BILOXI, Miss. – An Air Force physician facing court-martial for refusing to take the anthrax vaccine submitted his resignation minutes after a military judge ruled that the order to take the drug was lawful.
Capt. John Buck, a 32-year-old doctor, claimed in a pretrial motion that the germ warfare vaccine is an experimental and potentially hazardous drug that was unlawfully forced on soldiers.
Lt. Col. Mark Allred, the judge presiding over the case, disagreed and ruled that the order given to Buck was lawful under military law.
Shortly after Allred's ruling, Buck issued a statement during a recess.
"My attorneys and I believe that the evidence presented clearly overcame the presumption that the order to take the anthrax vaccine was legal, and thus allowed for a trial based on the facts before a jury of fellow officers," Buck said. "I realize that it is pointless to proceed to trial if these facts cannot be presented to a jury."
Allred had ordered Buck to enter a plea by the end of the day Thursday, but instead the doctor decided to give up his fight. Buck said military courts have consistently upheld the legality of orders to take anthrax vaccinations.
An Air Force representative said there have been five completed courts-martial involving the refusal to take the vaccine, and all five defendants were found guilty.
Buck said he hoped the court-martial would not go forward now that he had submitted his resignation.
Two very different views on the safety and effectiveness of the anthrax vaccine used by the military emerged during proceedings on Buck's motion, which began Monday.

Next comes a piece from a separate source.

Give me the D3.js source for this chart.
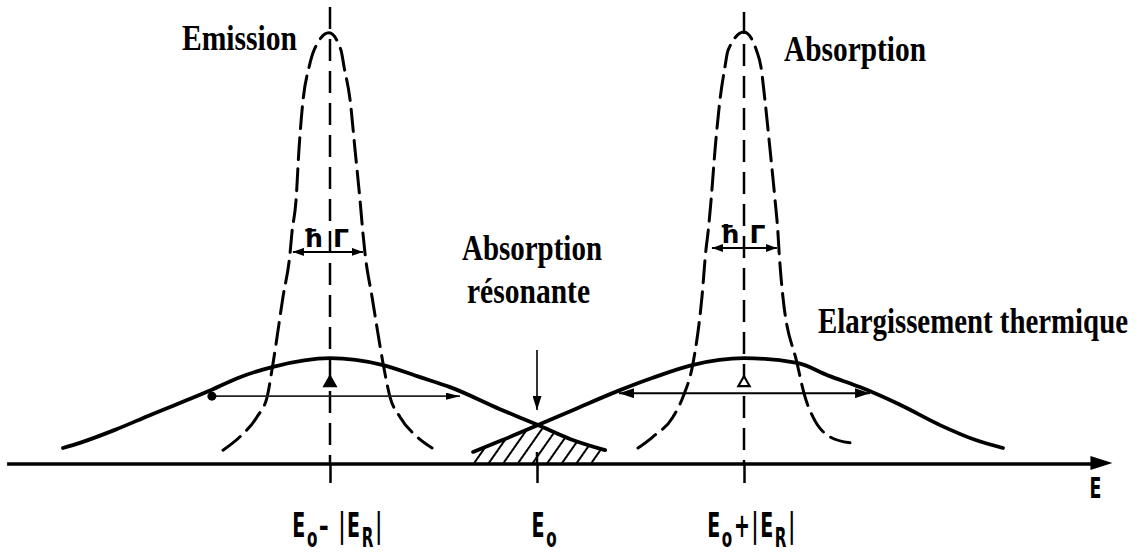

Buck's defense team argued that the vaccine is experimental and, as such, Buck had the right under military law to refuse taking it.
Lead counsel Frank Spinner for Buck urged Allred "to hold the secretary of defense accountable to obey the law of informed consent."
"It is the secretary of defense who is not obeying the law," Spinner said. "It is not Capt. Buck."
The prosecution, on the other hand, argued that the military court had no jurisdiction in deciding Defense Department policy.
"Judges and courts are ill-equipped to make decisions about how to deploy our forces," said Maj. Scott Wilkov, one of two Air Force attorneys for the government. "Congress vested the authority in the Department of Defense to decide — and it has decided — that anthrax is too real a threat and too dangerous to allow any individual to opt out."
Last October, Buck refused to take the vaccine for deployment to Bahrain, in the Middle East.